Since going public in 2004, Cohen & Steers has been among the top performing stocks among US asset managers and has outpaced all other asset managers since the bottom of the global financial crisis in 2009, achieving above-average earnings multiple at a time when many other asset managers are experiencing steady organic decay. 

“We continue to deploy resources and invest in our highly specialised capabilities that have been specifically designed for this space. We believe that remaining focused on listed real estate and listed infrastructure has allowed us to be successful in our pursuit of generating alpha over full market cycles and in becoming a market leader,” says Jon Cheigh, chief investment officer and head of global real estate at the firm. “Simply put, we have the depth, breadth, expertise and scale to continually innovate new strategies and solutions for our clients,” he adds.

As of March 31, 2023, Cohen & Steers has established a significant global market presence, with US$79.9 billion in assets under management in the major listed real asset categories, including global real estate securities, global listed infrastructure, global natural resource equities and commodities. In addition to standalone strategies the firm also offers multi-strategy real assets portfolios that combine asset classes to meet a variety of investment objectives, through a side selection of vehicles suited to local markets, enabling investors around the world to access the potential benefits of an allocation to real assets.

Asia Pacific

Within the APAC region, the firm has built a diverse client base and achieved market penetration in markets including Japan, Taiwan, South Korea, Singapore, Malaysia, New Zealand and Australia, and today manages around $12 billion in these markets across numerous real asset portfolios. 

Cheigh acknowledges that the majority of Asian investors have become more aware of listed real estate through Real Estate Investment Trust (REIT) legislation, which has been introduced by 19 jurisdictions in Asia, since 1999, resulting in significant increases in REIT issuance in local markets. 

“Investors are now recognising how REITs and listed infrastructure can be part of their portfolios and how they can complement private investments in the current environment,” notes Cheigh, adding that this is particularly true of listed infrastructure as private funds struggle to deploy capital in the space and turn to public investment opportunities. 

Investors, he says, are also realising the value in listed real estate and how it can help them diversify their portfolios by region and sectors to produce comparable and often better returns. Exposure to this asset class, he adds, can also provide income and some level of inflation sensitivity to help balance exposure to global asset classes. To capitalise on this opportunity the firm is focused on expanding its footprint in Asia and today have 24 employees across its offices in Tokyo and Hong Kong and has plans to open an office in Singapore in 2023.

Best practice

As innovators in evolving asset classes, the firm is also actively involved in working with management teams to promote best practices, while also providing thought leadership to educate investors on opportunities in these markets.
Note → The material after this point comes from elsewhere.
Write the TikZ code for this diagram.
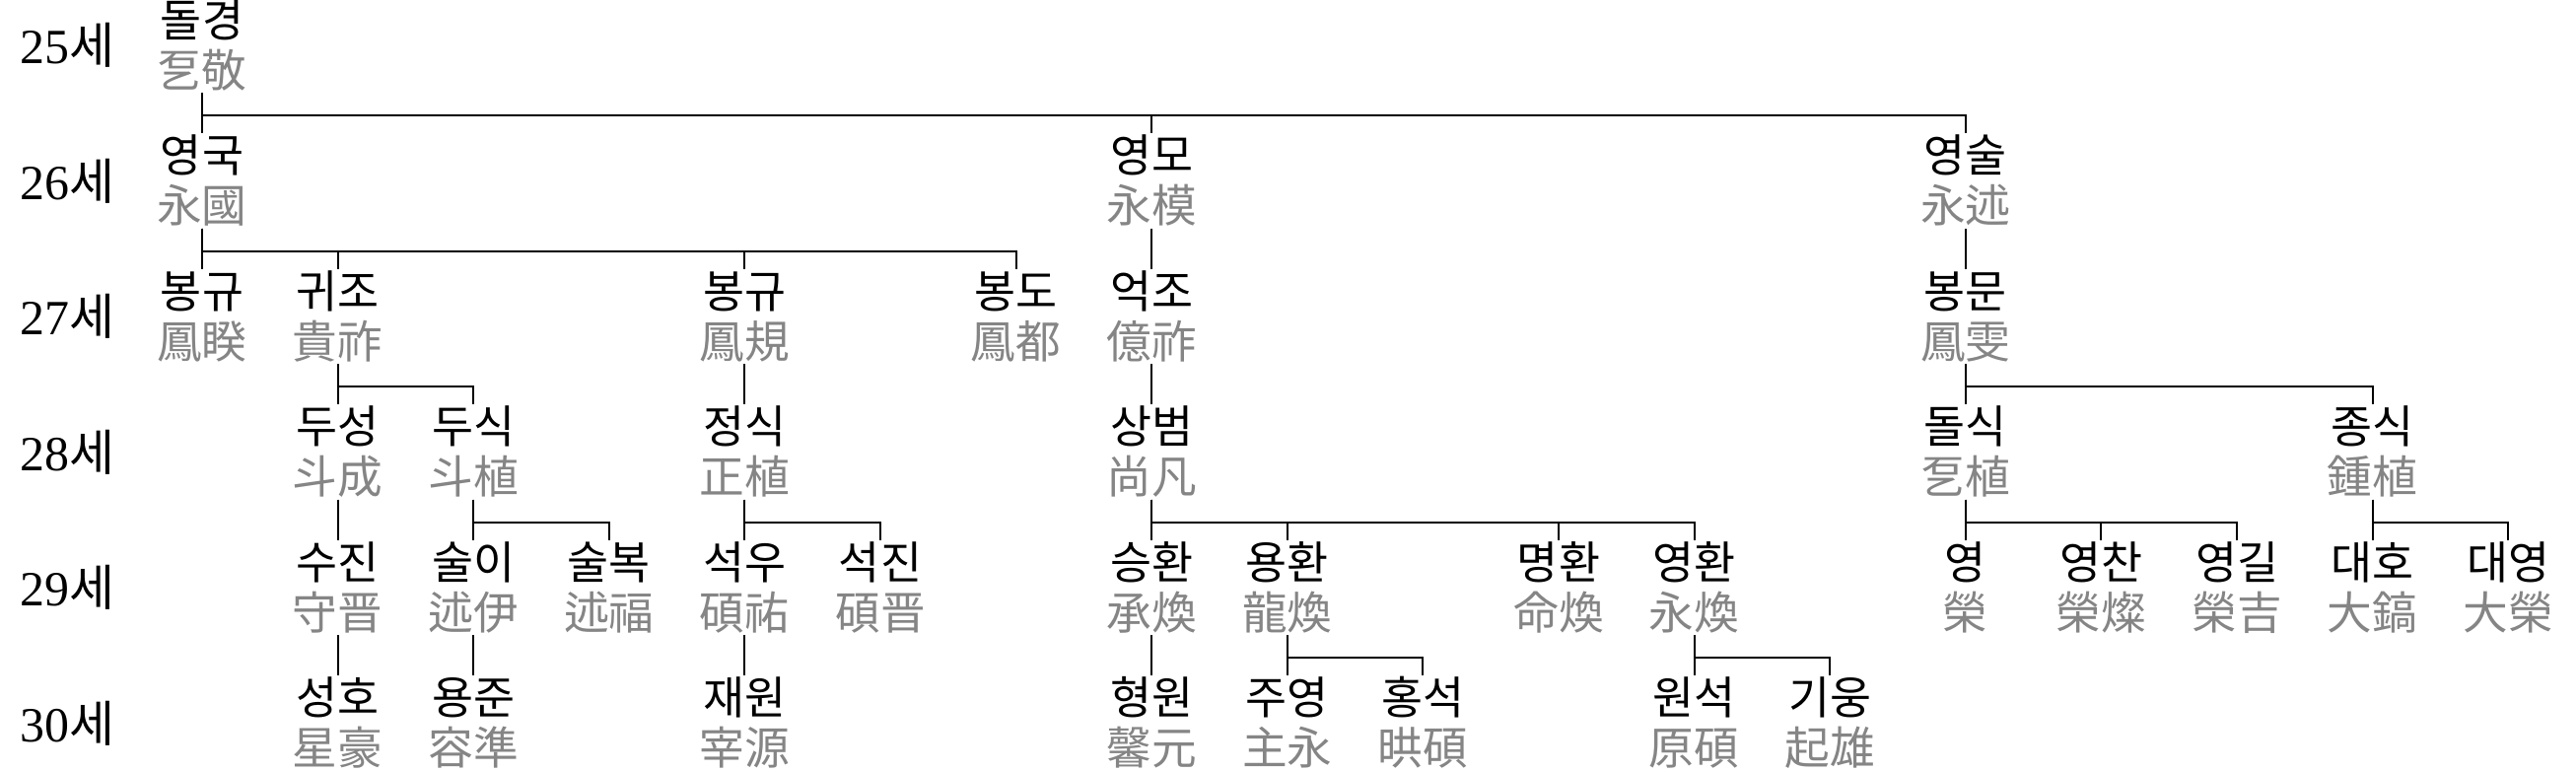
\documentclass[tikz,border=0pt]{standalone}
\usepackage{fontspec}
\setmainfont{Liberation Serif}
\newfontfamily\krfont{Noto Sans CJK KR}
\usepackage{xcolor}
\usetikzlibrary{positioning}
\definecolor{Ink}{HTML}{000000}
\definecolor{Hanja}{HTML}{858585}

\begin{document}
\begin{tikzpicture}[
  x=1.376cm, y=-1.375cm,
  gen/.style={anchor=west,inner sep=0,font=\fontsize{14.2pt}{14.2pt}\selectfont},
  person/.style={inner sep=0,text height=0.39cm,text depth=0.046cm,
    font=\krfont\fontsize{13pt}{13pt}\selectfont},
  hanja/.style={person,text=Hanja,text height=0.45cm,text depth=0.052cm},
  descent/.style={line width=0.6pt,color=Ink}
]
\useasboundingbox (-2.05cm,0.20cm) rectangle (24.08cm,-7.61cm);

% Generations.
\foreach \g [count=\r from 0] in {25,...,30}
  \node[gen] (gen\g) at (-1.345,\r+0.19) {\g{\krfont 세}};

% People, one column per slot.
\foreach \id/\k/\r/\ko/\hj in {
    dolgyeong/0/0/돌경/乭敬,
    yeongguk/0/1/영국/永國, yeongmo/7/1/영모/永模, yeongsul/13/1/영술/永述,
    bonggyu/0/2/봉규/鳳睽, gwijo/1/2/귀조/貴祚, bonggyub/4/2/봉규/鳳規,
    bongdo/6/2/봉도/鳳都, eokjo/7/2/억조/億祚, bongmun/13/2/봉문/鳳雯,
    duseong/1/3/두성/斗成, dusik/2/3/두식/斗植, jeongsik/4/3/정식/正植,
    sangbeom/7/3/상범/尚凡, dolsik/13/3/돌식/乭植, jongsik/16/3/종식/鍾植,
    sujin/1/4/수진/守晋, suli/2/4/술이/述伊, sulbok/3/4/술복/述福,
    seogu/4/4/석우/碩祐, seokjin/5/4/석진/碩晋, seunghwan/7/4/승환/承煥,
    yonghwan/8/4/용환/龍煥, myeonghwan/10/4/명환/命煥, yeonghwan/11/4/영환/永煥,
    yeong/13/4/영/榮, yeongchan/14/4/영찬/榮燦, yeonggil/15/4/영길/榮吉,
    daeho/16/4/대호/大鎬, daeyeong/17/4/대영/大榮,
    seongho/1/5/성호/星豪, yongjun/2/5/용준/容準, jaewon/4/5/재원/宰源,
    hyeongwon/7/5/형원/馨元, juyeong/8/5/주영/主永, hongseok/9/5/홍석/晎碩,
    wonseok/11/5/원석/原碩, giung/12/5/기웅/起雄}
{
  \node[person] (\id) at (\k,\r) {\ko};
  \node[hanja,below=0pt of \id] (\id-h) {\hj};
}

% Lines of descent.
\foreach \p/\c in {
    dolgyeong/yeongguk, dolgyeong/yeongmo, dolgyeong/yeongsul,
    yeongguk/bonggyu, yeongguk/gwijo, yeongguk/bonggyub, yeongguk/bongdo,
    yeongmo/eokjo, yeongsul/bongmun,
    gwijo/duseong, gwijo/dusik, bonggyub/jeongsik, eokjo/sangbeom,
    bongmun/dolsik, bongmun/jongsik,
    duseong/sujin, dusik/suli, dusik/sulbok, jeongsik/seogu, jeongsik/seokjin,
    sangbeom/seunghwan, sangbeom/yonghwan, sangbeom/myeonghwan,
    sangbeom/yeonghwan, dolsik/yeong, dolsik/yeongchan, dolsik/yeonggil,
    jongsik/daeho, jongsik/daeyeong,
    sujin/seongho, suli/yongjun, seogu/jaewon, seunghwan/hyeongwon,
    yonghwan/juyeong, yonghwan/hongseok, yeonghwan/wonseok, yeonghwan/giung}
  \draw[descent] (\p-h.south) -- ++(0,-0.23cm) -| (\c.north);
\end{tikzpicture}
\end{document}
Cheigh believes that these opportunities may be just around the corner in the listed real estate market. 

“We believe attractive entry points are emerging for investors as REITs have historically performed well at the end of the rate hiking cycle and the transition to an early cycle environment. Adding an allocation to REITs right now is an attractive opportunity, and additional pullbacks in the listed market can serve as entry points,” he says.

Cheigh concludes by noting the role of active management in real assets.

“Real assets are uniquely positioned to benefit from active management. From 2010 to 2021, global real estate managers outperformed their benchmarks at nearly twice the rate of large-cap equity managers. We believe this advantage stems from the time and resources that REIT managers like ourselves are able to devote to understanding real estate fundamentals and the factors that may affect listed equity performance. Generalist managers with allocations to real estate lack the resources to provide deep analysis and may create potential pricing inefficiencies that REIT specialists can leverage.”